Today, Pessetti remains a member of the Oak Brook studio, and the Community Instructional Center, with its spiraling auditorium, stands as a cherished building on the Prairie State campus.
It wasn’t long after Legat’s Oak Brook studio opened that DuPage County municipalities started calling on the firm. Commissions for new public works facilities for Addison and Elmhurst came within days of each other. The 55,000-square-foot Addison facility and the Elmhurst facility at twice that size consolidated all public works functions under one roof. Designers used this as an opportunity to create structures that outshone the typical municipal garage.

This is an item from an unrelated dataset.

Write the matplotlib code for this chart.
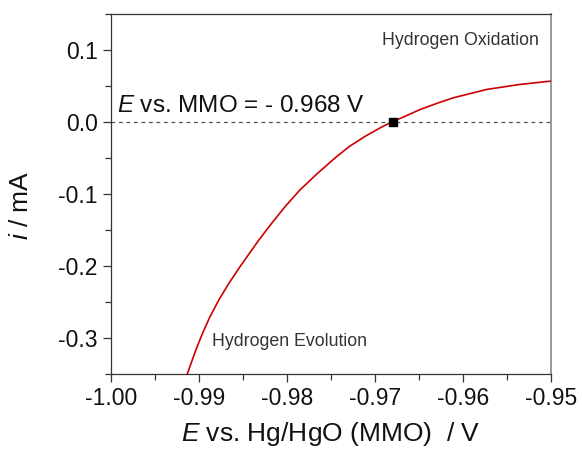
import matplotlib
matplotlib.use('Agg')
import matplotlib.pyplot as plt
import matplotlib.ticker as ticker

plt.rcParams['font.family'] = ['Liberation Sans', 'DejaVu Sans']
plt.rcParams['mathtext.fontset'] = 'custom'
plt.rcParams['mathtext.rm'] = 'Liberation Sans'
plt.rcParams['mathtext.it'] = 'Liberation Sans:italic'
plt.rcParams['axes.unicode_minus'] = False

# Curva de polarizacion (potencial vs. corriente)
potencial = [-0.99133, -0.99038, -0.98962, -0.98877, -0.98777, -0.98662,
             -0.98536, -0.98320, -0.98174, -0.98022, -0.97852, -0.97650,
             -0.97445, -0.97290, -0.97112, -0.96942, -0.96810, -0.96658,
             -0.96488, -0.96280, -0.96110, -0.95731, -0.95352, -0.95]
corriente = [-0.3499, -0.3174, -0.2941, -0.2710, -0.2477, -0.2244,
             -0.2013, -0.1640, -0.1407, -0.1176, -0.0943, -0.0710,
             -0.0490, -0.0339, -0.0199, -0.0082, 0.0, 0.0079,
             0.0173, 0.0266, 0.0336, 0.0452, 0.0522, 0.0568]

# Potencial de corriente cero
e_cero = [-0.968]
i_cero = [0.0]

x_ticks = [-1.00, -0.99, -0.98, -0.97, -0.96, -0.95]
y_ticks = [-0.3, -0.2, -0.1, 0.0, 0.1]

fig = plt.figure(figsize=(5.82, 4.5), dpi=100)
ax = fig.add_axes([0.1907, 0.1689, 0.7560, 0.8000])

ax.axhline(0, color='#555555', lw=0.9, ls=(0, (3, 3)), zorder=1)
ax.plot(potencial, corriente, color='#cc0000', lw=1.2, zorder=3)
ax.plot(e_cero, i_cero, 's', color='black', ms=5.3, zorder=4)

ax.set_xlim(-1.00, -0.95)
ax.set_ylim(-0.35, 0.15)
ax.set_xticks(x_ticks)
ax.set_yticks(y_ticks)
ax.xaxis.set_major_formatter(ticker.FormatStrFormatter('%.2f'))
ax.yaxis.set_major_formatter(ticker.FormatStrFormatter('%.1f'))
ax.xaxis.set_minor_locator(ticker.MultipleLocator(0.005))
ax.yaxis.set_minor_locator(ticker.MultipleLocator(0.05))
ax.tick_params(which='major', direction='out', length=6, width=0.9,
               colors='#333333', labelcolor='#111111', labelsize=16.5)
ax.tick_params(which='minor', direction='out', length=4, width=0.9, colors='#333333')

for lado in ['top', 'bottom', 'left']:
    ax.spines[lado].set_color('#333333')
    ax.spines[lado].set_linewidth(0.9)
ax.spines['right'].set_color('#888888')
ax.spines['right'].set_linewidth(1.2)

ax.set_xlabel(r'$E$ vs. Hg/HgO (MMO)  / V', fontsize=19, color='#111111', labelpad=7)
ax.set_ylabel(r'$i$ / mA', fontsize=19, color='#111111')
ax.yaxis.set_label_coords(-0.177, 0.469)

ax.text(-0.99935, 0.0145, r'$E$ vs. MMO = - 0.968 V', fontsize=17.5,
        color='#111111', va='baseline', ha='left')
ax.text(-0.96924, 0.1066, 'Hydrogen Oxidation', fontsize=12.8,
        color='#333333', va='baseline', ha='left')
ax.text(-0.98856, -0.3105, 'Hydrogen Evolution', fontsize=12.8,
        color='#333333', va='baseline', ha='left')

fig.savefig('out.png', dpi=100, facecolor='white')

The Oak Brook studio’s project portfolio goes far beyond the DuPage County region — its designers teamed with employees in Legat’s other Chicago-area studios for Baxter International projects all over the world. One design innovation was a processing plant in shipping containers that could be assembled in the field to create sterilization plants in third-world countries. Over the course of a decade, the firm designed over 40 projects in 30 countries.
The Path to Presidency
During his early days with Legat, DeSimone spent much of his time out of the office. He would walk through schools accompanied only by his clipboard and connected to his coworkers by his brick-size cell phone or his beeper.

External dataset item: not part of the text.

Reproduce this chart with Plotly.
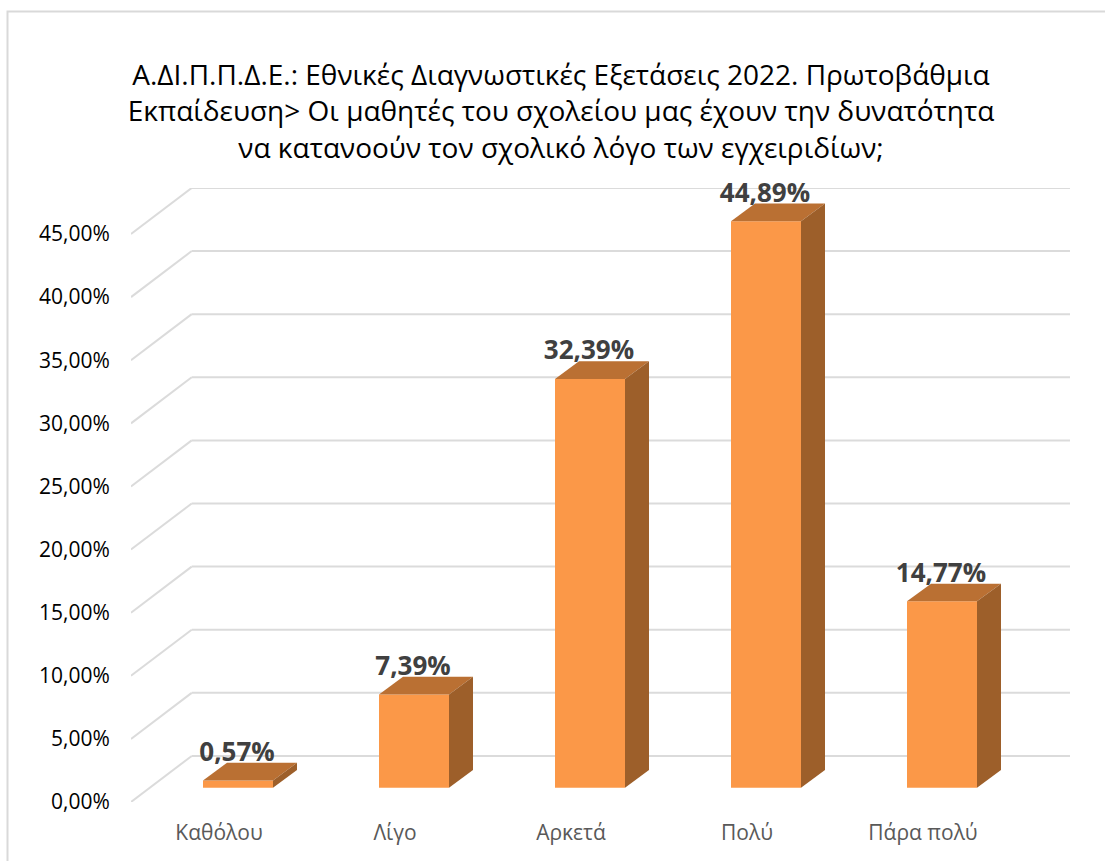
import plotly.graph_objects as go

categories = ["Καθόλου", "Λίγο", "Αρκετά", "Πολύ", "Πάρα πολύ"]
values = [0.57, 7.39, 32.39, 44.89, 14.77]
value_labels = ["0,57%", "7,39%", "32,39%", "44,89%", "14,77%"]
y_ticks = [0, 5, 10, 15, 20, 25, 30, 35, 40, 45]
y_tick_labels = ["0,00%", "5,00%", "10,00%", "15,00%", "20,00%", "25,00%", "30,00%", "35,00%", "40,00%", "45,00%"]
title = ("Α.ΔΙ.Π.Π.Δ.Ε.: Εθνικές Διαγνωστικές Εξετάσεις 2022. Πρωτοβάθμια<br>"
         "Εκπαίδευση> Οι μαθητές του σχολείου μας έχουν την δυνατότητα<br>"
         "να κατανοούν τον σχολικό λόγο των εγχειριδίων;")

W, H = 1105, 861
LEFT, RIGHT_PX, ZERO_PX, TOP_PX = 131, 1070, 801.7, 188.3
PX_X, PX_Y = 176.0, 12.61
WALL_DX, WALL_DY = 60.7 / PX_X, 46.0 / PX_Y
BAR_SHIFT, BAR_BASE = 19.0 / PX_X, 14.2 / PX_Y
BAR_W = 70.0 / PX_X
BAR_DX, BAR_DY = 24.0 / PX_X, 17.7 / PX_Y
x0 = -0.5
x1 = x0 + (RIGHT_PX - LEFT) / PX_X
y1 = (ZERO_PX - TOP_PX) / PX_Y
FONT = "Open Sans"
FRONT, TOP, SIDE = "#FB9848", "#BA7033", "#9D5F2A"
GRID = "#DBDBDB"

fig = go.Figure()

# walls: below-layer shapes so the bars cover them
for t in y_ticks:
    for xa, ya, xb, yb in [(x0, t, x0 + WALL_DX, t + WALL_DY), (x0 + WALL_DX, t + WALL_DY, x1, t + WALL_DY)]:
        fig.add_shape(type="line", xref="x", yref="y", x0=xa, y0=ya, x1=xb, y1=yb,
                      line=dict(color=GRID, width=2), layer="below")

# bars
xs = [i + BAR_SHIFT for i in range(len(values))]
fig.add_trace(go.Bar(x=xs, y=values, base=BAR_BASE, width=BAR_W,
                     marker=dict(color=FRONT, line=dict(width=0)), showlegend=False))
for x, v in zip(xs, values):
    l, r, b, t = x - BAR_W / 2, x + BAR_W / 2, BAR_BASE, BAR_BASE + v
    fig.add_trace(go.Scatter(
        x=[l, r, r + BAR_DX, l + BAR_DX, l], y=[t, t, t + BAR_DY, t + BAR_DY, t],
        mode="lines", fill="toself", fillcolor=TOP, line=dict(width=0), hoverinfo="skip", showlegend=False))
    fig.add_trace(go.Scatter(
        x=[r, r + BAR_DX, r + BAR_DX, r, r], y=[b, b + BAR_DY, t + BAR_DY, t, b],
        mode="lines", fill="toself", fillcolor=SIDE, line=dict(width=0), hoverinfo="skip", showlegend=False))

# value labels
fig.add_trace(go.Scatter(
    x=[x - 1.0 / PX_X for x in xs], y=[BAR_BASE + v + 26.0 / PX_Y for v in values],
    mode="text", text=value_labels, textposition="middle center", cliponaxis=False,
    textfont=dict(family=FONT, size=26, color="#404040", weight="bold"), showlegend=False))

fig.add_shape(type="rect", xref="paper", yref="paper", x0=(7.5 - LEFT) / (RIGHT_PX - LEFT),
              x1=(1130 - LEFT) / (RIGHT_PX - LEFT), y0=-0.2, y1=1 + (TOP_PX - 12) / (ZERO_PX - TOP_PX),
              line=dict(color="#D9D9D9", width=2), layer="below")

fig.update_layout(
    width=W, height=H, autosize=False,
    margin=dict(l=LEFT, r=W - RIGHT_PX, t=TOP_PX, b=H - ZERO_PX, pad=0),
    paper_bgcolor="white", plot_bgcolor="rgba(0,0,0,0)", showlegend=False,
    title=dict(text=title, x=561 / W, xanchor="center", y=1 - 85 / H, yanchor="top",
               font=dict(family=FONT, size=28, color="#000000")),
    xaxis=dict(range=[x0, x1], tickmode="array", tickvals=list(range(len(categories))), ticktext=categories,
               showgrid=False, zeroline=False, showline=False, ticks="outside", ticklen=12, tickcolor="rgba(0,0,0,0)",
               tickfont=dict(family=FONT, size=21, color="#595959")),
    yaxis=dict(range=[0, y1], tickmode="array", tickvals=y_ticks, ticktext=y_tick_labels,
               showgrid=False, zeroline=False, showline=False, ticks="outside", ticklen=16, tickcolor="rgba(0,0,0,0)",
               tickfont=dict(family=FONT, size=21, color="#000000")),
)
fig.write_html("out.html", config={"displayModeBar": False}, post_script="document.body.style.margin='0';")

When he was in the studio, however, DeSimone proved he was equally adept at firm operations as he was with building codes. He also showed that his respect for coworkers matched that for his clients.

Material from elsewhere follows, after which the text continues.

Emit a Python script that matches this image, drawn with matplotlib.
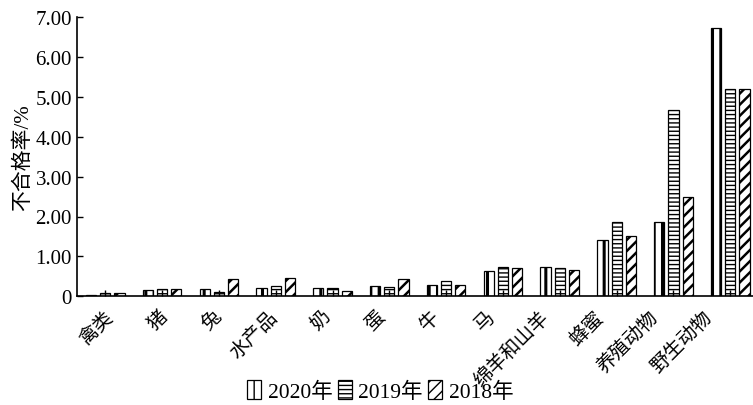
import numpy as np
import matplotlib
matplotlib.use("Agg")
import matplotlib.pyplot as plt
import matplotlib.transforms as mtransforms

plt.rcParams['font.family'] = ['Liberation Serif', 'Noto Sans CJK SC']

# data
categories = ['禽类', '猪', '兔', '水产品', '奶', '蛋', '牛', '马',
              '绵羊和山羊', '蜂蜜', '养殖动物', '野生动物']
rate_2020 = [0.02, 0.15, 0.17, 0.20, 0.20, 0.26, 0.28, 0.62, 0.74, 1.40, 1.86, 6.72]
rate_2019 = [0.08, 0.17, 0.10, 0.25, 0.20, 0.23, 0.38, 0.73, 0.71, 1.86, 4.67, 5.21]
rate_2018 = [0.08, 0.17, 0.43, 0.45, 0.13, 0.44, 0.27, 0.71, 0.65, 1.52, 2.49, 5.21]
series = [('2020年', rate_2020, '||', 2.2), ('2019年', rate_2019, '----', 1.0),
          ('2018年', rate_2018, '///', 1.8)]

fig = plt.figure(figsize=(7.53, 4.06), dpi=100)
ax = fig.add_axes([0.102, 0.268, 0.898, 0.687])

x = np.arange(len(categories))
w = 0.18
offs = [-0.25, 0, 0.25]
for (lab, vals, h, hlw), o in zip(series, offs):
    with plt.rc_context({'hatch.linewidth': hlw}):
        ax.bar(x + o, vals, w, color='white', edgecolor='black', hatch=h, linewidth=0.9, label=lab)

ax.set_xlim(-0.5, 11.4)
ax.set_ylim(0, 7)
ax.set_yticks(np.arange(0, 8))
ax.set_yticklabels(['0'] + ['%.2f' % v for v in range(1, 8)], fontsize=15)
ax.set_xticks(x)
ax.set_xticklabels([])
# category labels drift left of their groups towards the right in the original
for i, name in enumerate(categories):
    dx = (-1 - i * 26 / 11) / 100
    tr = ax.get_xaxis_transform() + mtransforms.ScaledTranslation(dx, -0.11, fig.dpi_scale_trans)
    ax.text(x[i], 0, name, transform=tr, rotation=45, ha='right', va='top',
            rotation_mode='anchor', fontsize=14)
ax.tick_params(direction='in', length=4, width=1)
for s in ['top', 'right']:
    ax.spines[s].set_visible(False)
for s in ['left', 'bottom']:
    ax.spines[s].set_linewidth(1.2)
ax.set_ylabel('不合格率/%', fontsize=15, labelpad=2)

fig.legend(*ax.get_legend_handles_labels(), loc='center', bbox_to_anchor=(0.505, 0.035),
           ncol=3, frameon=False, fontsize=15.5, handlelength=0.65, handleheight=1.0,
           handletextpad=0.3, columnspacing=0.25, borderaxespad=0, borderpad=0)

fig.savefig('out.png', dpi=100)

“Berry is a compassionate, down-to-earth leader,” said Legat Director of Marketing and Business Development Jody Boyce. “If he’s in a cabinet meeting or if he’s doing one of his quarterly studio visits, he wants to hear what everyone at the table has to say.”
After Sronkoski left the Oak Brook office to open Legat’s Chicago studio in 1996, DeSimone served as the DuPage studio director for three years.
In 2010, the firm appointed DeSimone its chief operating officer. DeSimone’s contributions to that role led to the appointment of him as president and CEO earlier this year as part of a leadership transition.
Zach Wiese, who took over the role of director of operations during the transition, worked closely with DeSimone for more than 10 years.
“Berry gave me the independence to figure out solutions to building code challenges on my own, but he was always there as a resource,” said Wiese. “He treats everyone with the same level of respect, whether it’s a brand-new employee or a veteran.”
Temporary Expectations, Enduring Results
When DeSimone walked through the door of Legat’s new Oak Brook studio in 1992, he did not expect to stay long.
“I was coming from a tight-knit firm of a dozen people and Legat was four times that size,” he said. “I thought it might be too corporate and stuffy.”
The experience defied his expectations.
DeSimone and Sronkoski, only in their forties at the time, were the studio’s oldest members. Most of their coworkers were in their twenties. Their energy and dedication rubbed off on DeSimone … and the entire firm.
“What kept me here was the people,” said DeSimone. “They struck me as genuine, and their commitment to each other and to good work was something I needed to be part of.”
Since becoming president and CEO in January of this year, DeSimone has steered a strategic plan aimed at reenergizing the firm and reinforcing its reputation for strong design and employee support.
“For me,” he said, “this is about getting everything aligned to run as smoothly as possible so I can pass the baton to the next generation of leadership on solid ground. I’m sitting here today because this is my way of giving back for all the opportunities Legat gave me.”